__EXERCISE OBJECTIVE__
Search the listing below for "React". Copy each matching line.

[Data entries]
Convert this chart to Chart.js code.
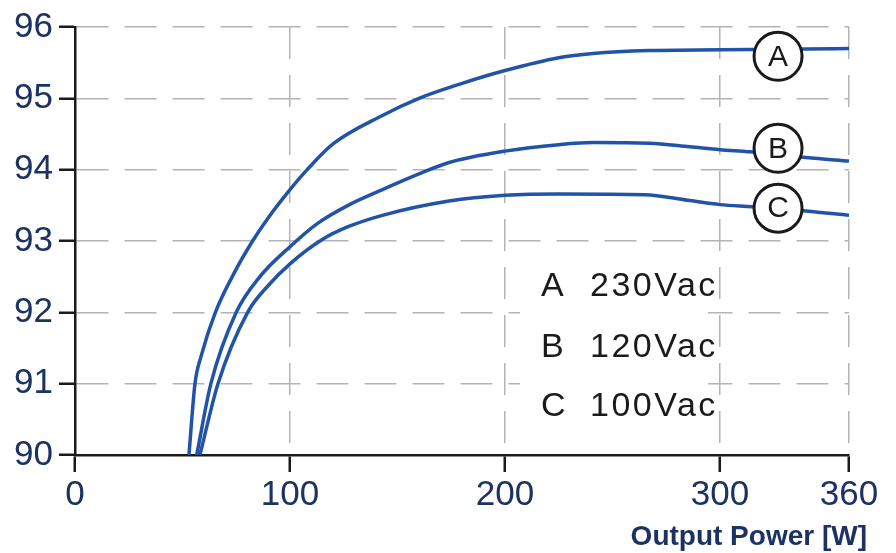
<!DOCTYPE html>
<html>
<head>
<meta charset="utf-8">
<script src="https://cdn.jsdelivr.net/npm/chart.js@4.4.1/dist/chart.umd.min.js"></script>
<style>
html, body { margin: 0; padding: 0; background: #fff; }
#wrap { width: 896px; height: 553px; }
</style>
</head>
<body>
<div id="wrap"><canvas id="myChart"></canvas></div>
<script>
// Curva A - 230Vac
const powerA = [53, 55.8, 58.8, 65.3, 74, 82.6, 90, 100, 108, 120, 143, 160, 179, 200, 225, 241, 267, 300, 340, 360];
const effA   = [90, 91, 91.4, 92, 92.55, 93, 93.33, 93.72, 94, 94.36, 94.76, 95, 95.2, 95.39, 95.57, 95.63, 95.67, 95.68, 95.69, 95.70];
// Curva B - 120Vac
const powerB = [56.6, 63.2, 75, 86, 100, 113, 127, 143, 160, 174, 200, 225, 241, 267, 286, 300, 314, 340, 360];
const effB   = [90, 91, 92, 92.5, 92.92, 93.25, 93.5, 93.72, 93.94, 94.1, 94.26, 94.35, 94.38, 94.37, 94.32, 94.28, 94.25, 94.17, 94.12];
// Curva C - 100Vac
const powerC = [58.1, 66.5, 80.3, 90, 100, 115, 127, 143, 174, 200, 225, 265, 285, 300, 315, 340, 360];
const effC   = [90, 91, 92, 92.38, 92.68, 93.02, 93.2, 93.36, 93.56, 93.64, 93.66, 93.65, 93.57, 93.51, 93.48, 93.42, 93.36];

const xTicks = [0, 100, 200, 300, 360];
const yTicks = [90, 91, 92, 93, 94, 95, 96];

const curveNames = ['A', 'B', 'C'];
const labelPower = 327;
const labelEff = [95.59, 94.30, 93.46];
const legendTexts = ['230Vac', '120Vac', '100Vac'];

const lineColor = '#2153a8';
const navy = '#1b3263';
const font = '"Liberation Sans", Arial, sans-serif';

function toPoints(xs, ys) {
    return xs.map((x, i) => ({ x: x, y: ys[i] }));
}

function makeSet(xs, ys) {
    return {
        data: toPoints(xs, ys),
        borderColor: lineColor,
        borderWidth: 3.5,
        pointRadius: 0,
        fill: false,
        cubicInterpolationMode: 'monotone'
    };
}

// Caixa da legenda, círculos e título do eixo
const annotations = {
    id: 'annotations',
    beforeDatasetsDraw(chart) {
        const ctx = chart.ctx;
        ctx.save();
        ctx.fillStyle = '#fff';
        ctx.fillRect(520, 255, 188, 185);
        ctx.restore();
    },
    afterDatasetsDraw(chart) {
        const { ctx, scales } = chart;
        ctx.save();
        // círculos A, B, C
        curveNames.forEach((name, i) => {
            const cx = scales.x.getPixelForValue(labelPower);
            const cy = scales.y.getPixelForValue(labelEff[i]);
            ctx.beginPath();
            ctx.arc(cx, cy, 24, 0, Math.PI * 2);
            ctx.fillStyle = '#fff';
            ctx.fill();
            ctx.lineWidth = 3;
            ctx.strokeStyle = '#1a1a1a';
            ctx.stroke();
            ctx.fillStyle = '#1a1a1a';
            ctx.font = '30px ' + font;
            ctx.textAlign = 'center';
            ctx.textBaseline = 'middle';
            ctx.fillText(name, cx, cy + 1);
        });
        // legenda
        ctx.font = '34px ' + font;
        ctx.textAlign = 'left';
        ctx.textBaseline = 'alphabetic';
        ctx.fillStyle = '#1a1a1a';
        const baselines = [296, 357, 416];
        curveNames.forEach((name, i) => {
            ctx.letterSpacing = '0px';
            ctx.fillText(name, 541, baselines[i]);
            ctx.letterSpacing = '2.5px';
            ctx.fillText(legendTexts[i], 590, baselines[i]);
        });
        ctx.restore();
    },
    afterDraw(chart) {
        const ctx = chart.ctx;
        ctx.save();
        ctx.font = 'bold 28px ' + font;
        ctx.fillStyle = navy;
        ctx.textAlign = 'right';
        ctx.textBaseline = 'alphabetic';
        ctx.fillText('Output Power [W]', chart.chartArea.right + 18, 545);
        ctx.restore();
    }
};

const ctx = document.getElementById('myChart').getContext('2d');
const myChart = new Chart(ctx, {
    type: 'line',
    data: {
        datasets: [
            makeSet(powerA, effA),
            makeSet(powerB, effB),
            makeSet(powerC, effC)
        ]
    },
    options: {
        responsive: true,
        maintainAspectRatio: false,
        animation: false,
        layout: { padding: { top: 22, right: 47, left: 0, bottom: 0 } },
        plugins: {
            legend: { display: false },
            tooltip: { enabled: false }
        },
        scales: {
            x: {
                type: 'linear',
                min: 0,
                max: 360,
                afterBuildTicks: scale => { scale.ticks = xTicks.map(v => ({ value: v })); },
                afterFit: scale => { scale.height = 98; },
                grid: {
                    color: '#b4b4b4',
                    lineWidth: 1.5,
                    drawTicks: true,
                    tickLength: 17,
                    tickColor: '#1a1a1a',
                    tickWidth: 2.5,
                    tickBorderDash: []
                },
                border: { display: true, color: '#1a1a1a', width: 2.5, dash: [32, 16] },
                ticks: {
                    color: navy,
                    font: { family: font, size: 35 },
                    padding: 2,
                    maxRotation: 0,
                    autoSkip: false
                }
            },
            y: {
                min: 90,
                max: 96,
                afterBuildTicks: scale => { scale.ticks = yTicks.map(v => ({ value: v })); },
                afterFit: scale => { scale.width = 75; },
                grid: {
                    color: '#b4b4b4',
                    lineWidth: 1.5,
                    drawTicks: true,
                    tickLength: 16,
                    tickColor: '#1a1a1a',
                    tickWidth: 2.5,
                    tickBorderDash: []
                },
                border: { display: true, color: '#1a1a1a', width: 2.5, dash: [32, 16] },
                ticks: {
                    color: navy,
                    font: { family: font, size: 35 },
                    padding: 6
                }
            }
        }
    },
    plugins: [annotations]
});
</script>
</body>
</html>
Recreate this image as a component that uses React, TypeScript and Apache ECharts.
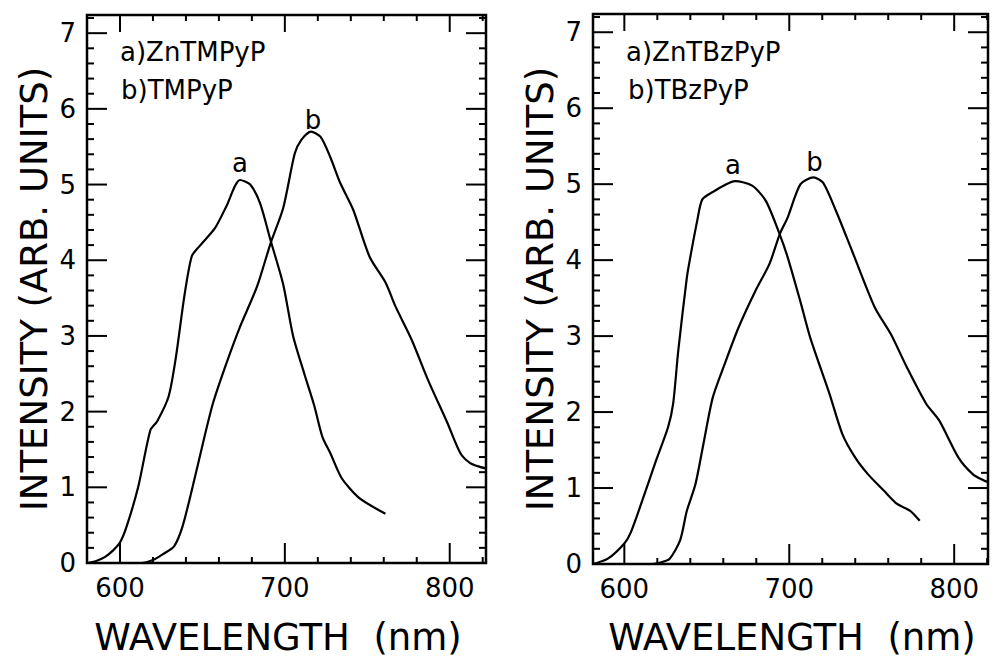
import React, { useEffect, useRef } from "react";
import * as echarts from "echarts";

// ---- Data ----
// Left panel: a) ZnTMPyP, b) TMPyP
const leftAWl = [580.5, 586, 591, 596, 600, 604, 611, 618.5, 622.5, 629.5, 634, 639, 643.5, 648, 657.5, 664.5, 672.8, 679, 685, 691.5, 699, 705, 711.8, 717.8, 722.7, 727.6, 734.5, 745, 761];
const leftAInt = [0, 0.03, 0.08, 0.17, 0.27, 0.48, 1.0, 1.76, 1.87, 2.2, 2.73, 3.52, 4.05, 4.18, 4.42, 4.71, 5.06, 5.0, 4.75, 4.25, 3.68, 3.0, 2.5, 2.08, 1.67, 1.45, 1.12, 0.86, 0.65];
const leftBWl = [600, 605, 613, 620, 625.6, 632.8, 637.9, 644.1, 650.3, 656.4, 664.6, 672.8, 683.1, 691.3, 699, 706, 710, 715.8, 721.7, 727.6, 733.6, 741.4, 751.3, 761.2, 767.1, 776.9, 786.8, 798.6, 806.5, 812.4, 818.3, 822];
const leftBInt = [0, 0, 0, 0.04, 0.11, 0.22, 0.48, 1.01, 1.58, 2.11, 2.64, 3.12, 3.65, 4.22, 4.69, 5.41, 5.59, 5.7, 5.63, 5.36, 5.02, 4.67, 4.05, 3.7, 3.39, 2.95, 2.42, 1.85, 1.45, 1.32, 1.27, 1.25];

// Right panel: a) ZnTBzPyP, b) TBzPyP
const rightAWl = [581, 590, 600, 604, 610.8, 619.2, 626.5, 629.6, 632.7, 637.9, 640, 644.2, 647.3, 654.6, 661, 667.1, 677.5, 685.8, 694.2, 699, 706.8, 712.7, 724.4, 732.2, 740, 747.8, 757.6, 765.4, 773.3, 779.1];
const rightAInt = [0, 0.07, 0.27, 0.42, 0.83, 1.36, 1.8, 2.11, 2.81, 3.77, 4.04, 4.52, 4.8, 4.91, 4.99, 5.04, 4.98, 4.78, 4.34, 4.04, 3.45, 2.98, 2.24, 1.71, 1.4, 1.18, 0.96, 0.79, 0.7, 0.57];
const rightBWl = [605, 612, 617, 622, 627.5, 633.8, 637.9, 643.1, 648.3, 653.6, 660.8, 669.2, 679.6, 688, 694.2, 699, 706.8, 714.7, 720.5, 728.3, 738.1, 751.8, 761.5, 771.3, 783, 790.9, 802.6, 811.4, 818, 820.5];
const rightBInt = [0, 0, 0, 0.02, 0.07, 0.31, 0.7, 1.05, 1.62, 2.19, 2.63, 3.11, 3.6, 3.95, 4.34, 4.56, 5.0, 5.09, 5.02, 4.65, 4.12, 3.38, 3.03, 2.59, 2.11, 1.89, 1.4, 1.18, 1.1, 1.08];

// Tick labels
const xTickLabels = [600, 700, 800];
const yTickLabels = [0, 1, 2, 3, 4, 5, 6, 7];
const leftLegend = ["a)ZnTMPyP", "b)TMPyP"];
const rightLegend = ["a)ZnTBzPyP", "b)TBzPyP"];
const curveNames = ["a", "b"];
const xTitle = "WAVELENGTH  (nm)";
const yTitle = "INTENSITY (ARB. UNITS)";

const FONT = "DejaVu Sans";

const xMinor = [620, 640, 660, 680, 720, 740, 760, 780, 820];
const yMinor = [
  0.2, 0.4, 0.6, 0.8, 1.2, 1.4, 1.6, 1.8, 2.2, 2.4, 2.6, 2.8, 3.2, 3.4, 3.6, 3.8,
  4.2, 4.4, 4.6, 4.8, 5.2, 5.4, 5.6, 5.8, 6.2, 6.4, 6.6, 6.8, 7.2,
];

function argmax(a: number[]) {
  let m = 0;
  a.forEach((v, i) => {
    if (v > a[m]) m = i;
  });
  return m;
}

export default function App() {
  const ref = useRef<HTMLDivElement>(null);
  useEffect(() => {
    if (!ref.current) return;
    const chart = echarts.init(ref.current, undefined, { renderer: "svg" });

    const grids = [
      { left: 87, top: 15, width: 399, height: 548, min: 580, max: 822 },
      { left: 593, top: 14, width: 395, height: 550, min: 581, max: 820.5 },
    ];
    const yMax = 7.24;
    const frameW = 2.5;

    const xAxes: any[] = [];
    const yAxes: any[] = [];
    const series: any[] = [];

    grids.forEach((g, gi) => {
      xAxes.push({
        gridIndex: gi,
        type: "value",
        min: g.min,
        max: g.max,
        position: "bottom",
        splitLine: { show: false },
        axisLine: { show: false },
        axisTick: { show: false },
        axisLabel: { show: true, customValues: xTickLabels, fontFamily: FONT, fontSize: 26, color: "#000", margin: 12 },
      });
      yAxes.push({
        gridIndex: gi,
        type: "value",
        min: 0,
        max: yMax,
        position: "left",
        splitLine: { show: false },
        axisLine: { show: false },
        axisTick: { show: false },
        axisLabel: { show: true, customValues: yTickLabels, fontFamily: FONT, fontSize: 26, color: "#000", margin: 11 },
      });
    });

    const curves = [
      { gi: 0, xs: leftAWl, ys: leftAInt, name: curveNames[0], off: [0, -17] },
      { gi: 0, xs: leftBWl, ys: leftBInt, name: curveNames[1], off: [2, -12] },
      { gi: 1, xs: rightAWl, ys: rightAInt, name: curveNames[0], off: [-2, -16] },
      { gi: 1, xs: rightBWl, ys: rightBInt, name: curveNames[1], off: [1, -15] },
    ];

    curves.forEach((c) => {
      series.push({
        type: "line",
        xAxisIndex: c.gi,
        yAxisIndex: c.gi,
        showSymbol: false,
        symbol: "none",
        smooth: 0.25,
        clip: true,
        lineStyle: { color: "#000", width: 2.2 },
        data: c.xs.map((x, i) => [x, c.ys[i]]),
        silent: true,
      });
      const pk = argmax(c.ys);
      series.push({
        type: "scatter",
        xAxisIndex: c.gi,
        yAxisIndex: c.gi,
        symbolSize: 0,
        silent: true,
        itemStyle: { opacity: 1 },
        data: [[c.xs[pk], c.ys[pk]]],
        label: {
          show: true,
          position: "inside",
          formatter: c.name,
          offset: c.off,
          fontFamily: FONT,
          fontSize: 26,
          color: "#000",
          opacity: 1,
        },
      });
    });

    const textStyle = (t: string, size: number, align: string) => ({
      text: t,
      fill: "#000",
      font: `${size}px "${FONT}"`,
      align,
      verticalAlign: "middle",
    });

    const texts: any[] = [
      { type: "text", x: 120, y: 52, style: textStyle(leftLegend[0], 26, "left") },
      { type: "text", x: 121, y: 90, style: textStyle(leftLegend[1], 26, "left") },
      { type: "text", x: 626, y: 52, style: textStyle(rightLegend[0], 26, "left") },
      { type: "text", x: 628, y: 90, style: textStyle(rightLegend[1], 26, "left") },
      { type: "text", x: 278, y: 637, style: textStyle(xTitle, 37, "center") },
      { type: "text", x: 792, y: 637, style: textStyle(xTitle, 37, "center") },
      { type: "text", x: 34, y: 289, rotation: Math.PI / 2, style: textStyle(yTitle, 37, "center") },
      { type: "text", x: 540, y: 289, rotation: Math.PI / 2, style: textStyle(yTitle, 37, "center") },
    ];

    chart.setOption({
      animation: false,
      backgroundColor: "#fff",
      grid: grids.map((g) => ({
        left: g.left,
        top: g.top,
        width: g.width,
        height: g.height,
        show: true,
        borderColor: "#000",
        borderWidth: frameW,
        backgroundColor: "transparent",
        containLabel: false,
        outerBoundsMode: "none",
      })),
      xAxis: xAxes,
      yAxis: yAxes,
      series,
    });

    // Tick marks positioned through the chart's own scales (convertToPixel)
    const ticks: any[] = [];
    grids.forEach((g, gi) => {
      const toPx = (x: number, y: number) =>
        chart.convertToPixel({ xAxisIndex: gi, yAxisIndex: gi } as any, [x, y]) as number[];
      const bl = toPx(g.min, 0);
      const tr = toPx(g.max, yMax);
      const bottom = bl[1];
      const top = tr[1];
      const left = bl[0];
      const right = tr[0];
      const seg = (x1: number, y1: number, x2: number, y2: number) => {
        ticks.push({
          type: "line",
          shape: { x1, y1, x2, y2 },
          style: { stroke: "#000", lineWidth: 2 },
          z: 10,
        });
      };
      const addX = (v: number, lb: number, lt: number) => {
        const p = toPx(v, 0);
        seg(p[0], bottom, p[0], bottom - lb);
        seg(p[0], top, p[0], top + lt);
      };
      const addY = (v: number, l: number) => {
        const p = toPx(g.min, v);
        seg(left, p[1], left + l, p[1]);
        seg(right, p[1], right - l, p[1]);
      };
      xMinor.forEach((v) => addX(v, 6, 6));
      xTickLabels.forEach((v) => addX(v, 20, 17));
      yMinor.forEach((v) => addY(v, 7));
      yTickLabels.forEach((v) => { if (v > 0) addY(v, 20); });
    });

    chart.setOption({ graphic: texts.concat(ticks) });

    return () => chart.dispose();
  }, []);

  return (
    <div
      ref={ref}
      style={{ position: "fixed", left: 0, top: 0, width: 992, height: 660, background: "#fff" }}
    />
  );
}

__RESULT OF THIS EXERCISE__
Recreate this image as a component that uses React, TypeScript and Apache ECharts.
import React, { useEffect, useRef } from "react";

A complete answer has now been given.